Tuesday, November 25, 2014

It's not all rubbish

Hello. Question - who is a wombler and who is a dumper? Who saves things in the hope that they will come in useful for something at a later date, or who tosses things straight into the bin because they do not care where it came from or where it will end up? How do you know what is rubbish and what has value?

Some of you may have noticed a list at the bottom of my blog of free things that I have found, or been given, or I have asked for, if you have scrolled down that far. I started this list when I started the blog. but I have stopped adding to it because it was becoming a mammoth task to itemize every piece which came into my possession. I still continue to collect free stuff, either for my own use or to pass it on. I find it incredibly amazing that people regard it OK to chuck perfectly usable items in the bin, or a skip, or in the hedgerow if they can't be bothered to dispose of it through the correct channels.

So what's on my found list? Two small conifer plants found in a rubbish bin - with a bit of TLC they are thriving. Three plastic crates found in the Takeaway bin - they are in my shed with small items stored in them. An orange plastic pumpkin bucket - given to a small child for building sandcastles on the beach. Yellow plastic ball - given to a dog to play with. Three pallets, I asked for them, they would have been chucked. And so it goes on. There is loads of free stuff out there, you just have to keep your ears and eyes open.
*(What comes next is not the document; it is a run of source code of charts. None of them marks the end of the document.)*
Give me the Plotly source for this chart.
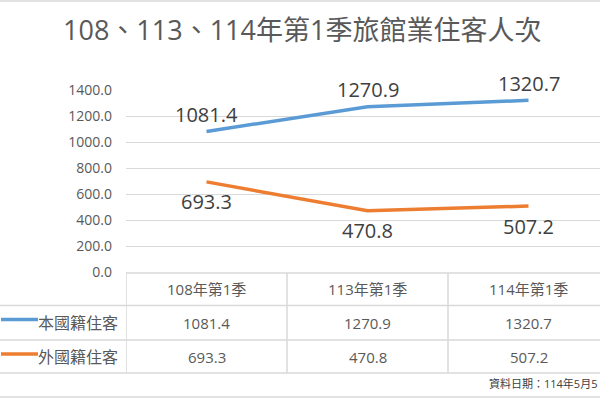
import plotly.graph_objects as go

# ---- data ----
title_text = "108、113、114年第1季旅館業住客人次"
categories = ["108年第1季", "113年第1季", "114年第1季"]
series_names = ["本國籍住客", "外國籍住客"]
domestic = [1081.4, 1270.9, 1320.7]
foreign = [693.3, 470.8, 507.2]
y_ticks = [0, 200, 400, 600, 800, 1000, 1200, 1400]
source_note = "資料日期：114年5月5"

# ---- geometry (pixels) ----
W, H = 600, 400
L, R, T, B = 126, 0, 90, 128
PW, PH = W - L - R, H - T - B
COL_W = 161

def px(x):
    return (x - L) / PW

def py(y):
    return (H - B - y) / PH

FONT = "Open Sans, Noto Sans CJK TC, sans-serif"
GRID = "#D9D9D9"
TXT = "#595959"
colors = ["#5B9BD5", "#ED7D31"]
all_series = [domestic, foreign]

fig = go.Figure()
for name, vals, col in zip(series_names, all_series, colors):
    fig.add_trace(go.Scatter(x=categories, y=vals, mode="lines", name=name,
                             line=dict(color=col, width=3.5), showlegend=False,
                             hoverinfo="skip"))

annotations = []
shapes = []

def ann(**kw):
    base = dict(showarrow=False, xanchor="center", yanchor="middle")
    base.update(kw)
    annotations.append(base)

# data labels
shifts = [17, -20]
for vals, ys in zip(all_series, shifts):
    for c, v in zip(categories, vals):
        ann(x=c, y=v, xref="x", yref="y", text=f"{v:.1f}", yshift=ys,
            font=dict(size=20, color="#404040", family=FONT))

# title
ann(x=px(302), y=py(29), xref="paper", yref="paper", text=title_text,
    font=dict(size=27, color=TXT, family=FONT))

# table rows
row_lines = [273, 305.5, 340, 373]
row_centers = [289, 322.5, 357]
for c in categories:
    ann(x=c, y=py(row_centers[0]), xref="x", yref="paper", text=c,
        font=dict(size=15, color=TXT, family=FONT))
for r, (name, vals, col) in enumerate(zip(series_names, all_series, colors)):
    yc = row_centers[r + 1]
    for c, v in zip(categories, vals):
        ann(x=c, y=py(yc), xref="x", yref="paper", text=f"{v:.1f}",
            font=dict(size=15, color=TXT, family=FONT))
    ann(x=px(120), y=py(yc), xref="paper", yref="paper", text=name, xanchor="right",
        font=dict(size=16, color=TXT, family=FONT))
    shapes.append(dict(type="line", xref="paper", yref="paper", x0=px(1), x1=px(38),
                       y0=py(yc - 3), y1=py(yc - 3), layer="above",
                       line=dict(color=col, width=3.5)))

# horizontal table lines
shapes.append(dict(type="line", xref="paper", yref="paper", x0=px(126), x1=px(610),
                   y0=py(row_lines[0]), y1=py(row_lines[0]), layer="above",
                   line=dict(color=GRID, width=1.5)))
for yl in row_lines[1:]:
    shapes.append(dict(type="line", xref="paper", yref="paper", x0=px(0), x1=px(610),
                       y0=py(yl), y1=py(yl), layer="above",
                       line=dict(color=GRID, width=1.5)))
# vertical table lines at category boundaries
for i in range(len(categories)):
    shapes.append(dict(type="line", xref="x", yref="paper", x0=i - 0.5, x1=i - 0.5,
                       y0=py(row_lines[0]), y1=py(row_lines[-1]), layer="above",
                       line=dict(color=GRID, width=1.5)))

# outer chart border (top/bottom visible)
for yl in [1, 397]:
    shapes.append(dict(type="line", xref="paper", yref="paper", x0=px(0), x1=px(600),
                       y0=py(yl), y1=py(yl), layer="above",
                       line=dict(color=GRID, width=1.5)))

# source note
ann(x=px(599), y=py(383), xref="paper", yref="paper", text=source_note, xanchor="right",
    font=dict(size=11, color="#404040", family=FONT))

fig.update_layout(
    width=W, height=H,
    margin=dict(l=L, r=R, t=T, b=B, pad=0),
    paper_bgcolor="white", plot_bgcolor="white",
    font=dict(family=FONT, color=TXT),
    annotations=annotations, shapes=shapes,
    xaxis=dict(type="category", range=[-0.5, -0.5 + PW / COL_W], showgrid=False,
               showticklabels=False, showline=False, zeroline=False, fixedrange=True),
    yaxis=dict(range=[0, 1400], tickvals=y_ticks, tickformat=".1f", showgrid=True,
               gridcolor=GRID, gridwidth=1, zeroline=False, showline=False,
               ticks="", ticklabelstandoff=13, automargin=False,
               tickfont=dict(size=14, color=TXT, family=FONT), fixedrange=True),
)

fig.write_html("out.html", config={"displayModeBar": False},
               post_script="document.body.style.margin='0';document.body.style.overflow='hidden';")
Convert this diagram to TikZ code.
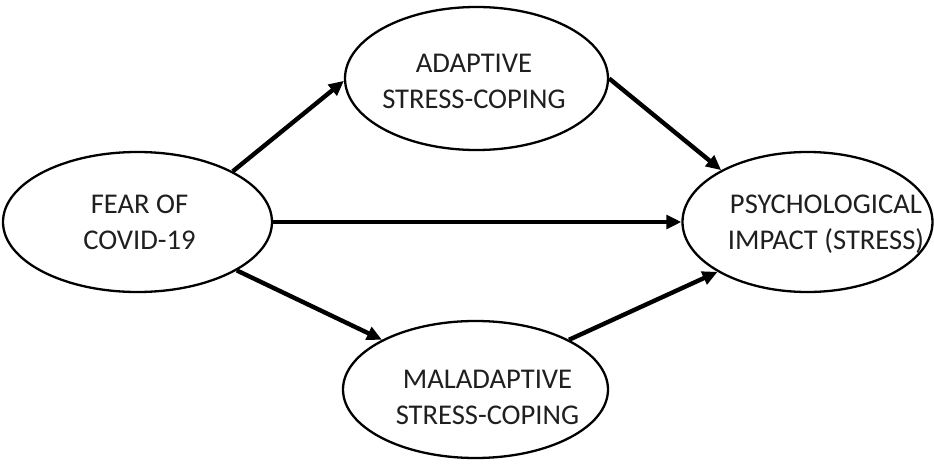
\documentclass[tikz,border=0pt]{standalone}
\usepackage{fontspec}
\setmainfont{Carlito}
\usetikzlibrary{shapes.geometric,arrows.meta}

\begin{document}
\begin{tikzpicture}[x=0.5pt,y=-0.5pt,
	bubble/.style={draw,ellipse,line width=1.15pt,inner sep=0pt},
	words/.style={align=center,inner sep=0pt,text=black!88,font=\fontsize{14.3}{18}\selectfont},
	link/.style={line width=2.2pt,-{Triangle[length=7.5pt,width=6.8pt]}}]
\useasboundingbox (0,0) rectangle (934,466);
% the four ellipses
\node[bubble,minimum width=134.5pt,minimum height=70pt] (fear) at (137.5,222) {};
\node[bubble,minimum width=131.5pt,minimum height=71.5pt] (adapt) at (476.5,78.5) {};
\node[bubble,minimum width=132.5pt,minimum height=68.5pt] (maladapt) at (475.5,389.5) {};
\node[bubble,minimum width=125pt,minimum height=70pt] (impact) at (807.5,222) {};
% their texts
\node[words] (feartxt) at (139.5,222.5) {FEAR OF\\COVID-19};
\node[words] (adapttxt) at (474,81.5) {ADAPTIVE\\STRESS-COPING};
\node[words] (maladapttxt) at (487.5,397) {MALADAPTIVE\\STRESS-COPING};
\node[words] (impacttxt) at (826,224) {PSYCHOLOGICAL\\IMPACT (STRESS)};
% paths
\draw[link] (fear.28.6) -- (adapt.181.5);
\draw[link] (fear.-26.7) -- (maladapt.152.6);
\draw[link] (fear.east) -- (impact.west);
\draw[link] (adapt.east) -- (impact.149.7);
\draw[link] (maladapt.28.1) -- (impact.209.3);
\end{tikzpicture}
\end{document}
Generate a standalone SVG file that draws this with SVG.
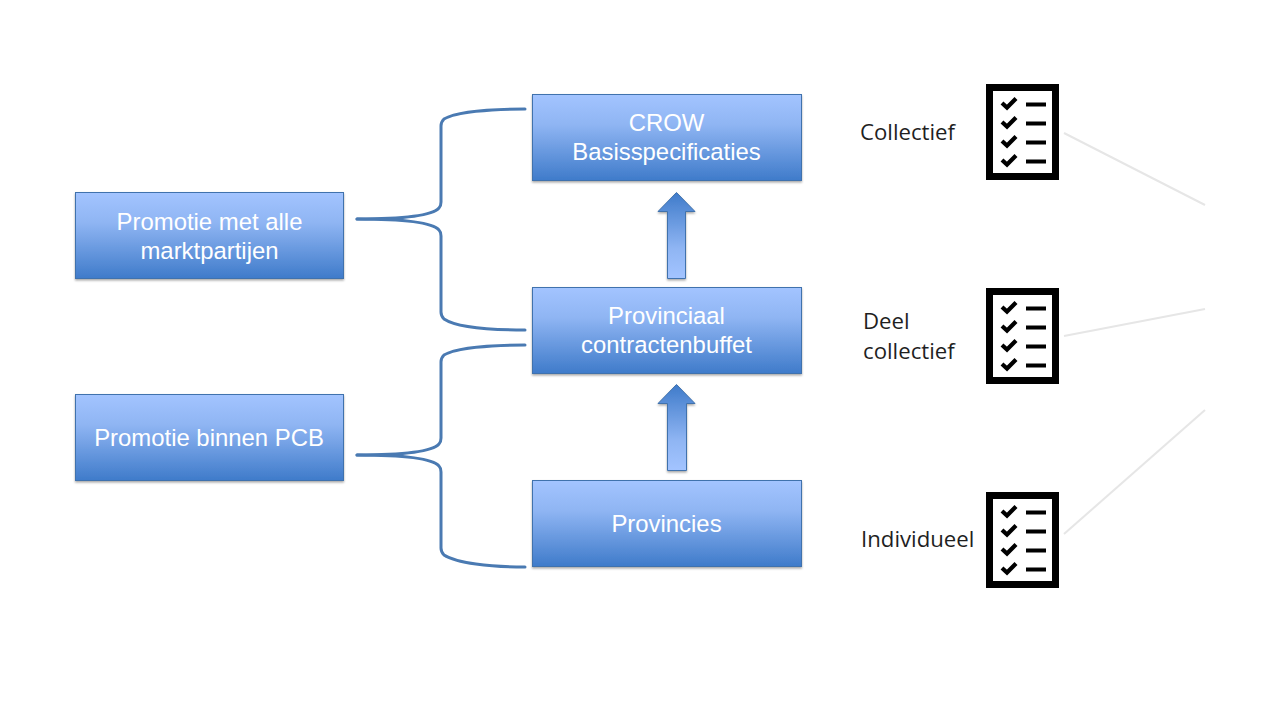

You all know my stance on skip diving, if I see something I want I will ask for it. I have no shame in getting in there and rescuing useful items, I don't care if anyone looks at me in disgust. I am trying to do my bit for the planet, my conscience is clear. If I can find something free then I don't have to buy it, and if I don't want it I will endeavour to give it away. And while I am on the subject of buying, I wouldn't care if most of the shops on the High Street were charity shops. All I need are the discount stores where I can get cheaper human food, household cleaners and toiletries, and pet food. All the clothes shops, shoe shops, jewelers, fancy goods and frivolous non essential items and such like, I wouldn't miss them one iota if they disappeared. No Siree. I won't be going to the new out of town Marks and Sparks which has just opened opposite Tesco, they haven't got anything I need. I know that without even looking. The new Debenhams next door won't see me crossing their threshold either.

You might have seen pictures in the media of people in third world countries sorting through mountains of rubbish, separating plastics and metals etc, that is how they make their living. I can see that in the future this kind of recycling will be taking place here, where every single piece of rubbish will be sorted, graded and used as raw materials to make something new. Bring it on I say, we cannot carry on taking from this earth, there will come a point where we have stripped the land bare of all it has to offer, only then will people wake up to re using and re cycling on a massive scale. They will have to because there will be nothing new left to buy.

Have a look at this article which appeared in The Big Issue, about turning rubbish into art at the Science Museum. Then read more about the exhibition on the Science Museum web site, and watch the video. It looked very interesting, sadly it has finished now.

So, I offer you this challenge. Ok, so you can afford to buy new, but if you have a hankering to go to the shops for something other than food or personal essentials, think before you make that trip. Put it off for 24 hours and think about a plan B. Can you get it second hand? Will you find it at a car boot sale or a charity shop. Have a look on the free web sites, Freecycle and Freegle, is someone giving one away? Look in the small ads in the shop windows or local newspapers. Any jumble sales in your area? Mention it to your friends, have they got one they want to pass on?

When you are getting your presents together for Christmas look for toys in charity shops and car boot sales. Think small gifts, set a limit, can you make something? When you are getting your garden ready for veg growing don't go to the garden centre and splash out on tools, wood for the raised beds, etc, you can buy spades, forks, rakes, at a car boot sale, and get wood out of skips and back doors of DIY stores. Always ask before taking. When you want to do a bit of sewing, don't go to a shop and buy fabric, cotton etc, go to a charity shop and look along the garment rails for the colours you need. Re cycle unwanted clothes, make them into something new. Look in your own wardrobe, is there anything in there that you don't wear any more. Get a buzz out of your efforts, be proud that you made something with your own hands, whether it be a complicated piece of embroidery, or running up a shopping bag on a machine.

Here is something I knocked up before breakfast this morning, using materials that people have given me. Six small pieces of pink felt, 3.5 cm square. Decorate each one with gold and purple sequins.

Sew them all together with a running stitch, making a box with a lid. I used one strand of purple embroidery silk for the sequins and two strands to sew it together. You can use any colours you like.

Before you sew the last seam stuff it with scraps of any soft fabric you have, and attach a matching ribbon in the last corner with a few stitches. There you have a dinky Christmas tree decoration. I am going to make some more with different colours, I tried this one to see if it would work, and it does. You could make them bigger if you have a big tree, or smaller for a table decoration. You could make pyramids. You could sew beads, ribbon, or lace on them, any embelishment you like.

Have fun. I have things to do before sewing class tonight. Catch up with you tomorrow. Toodle pip.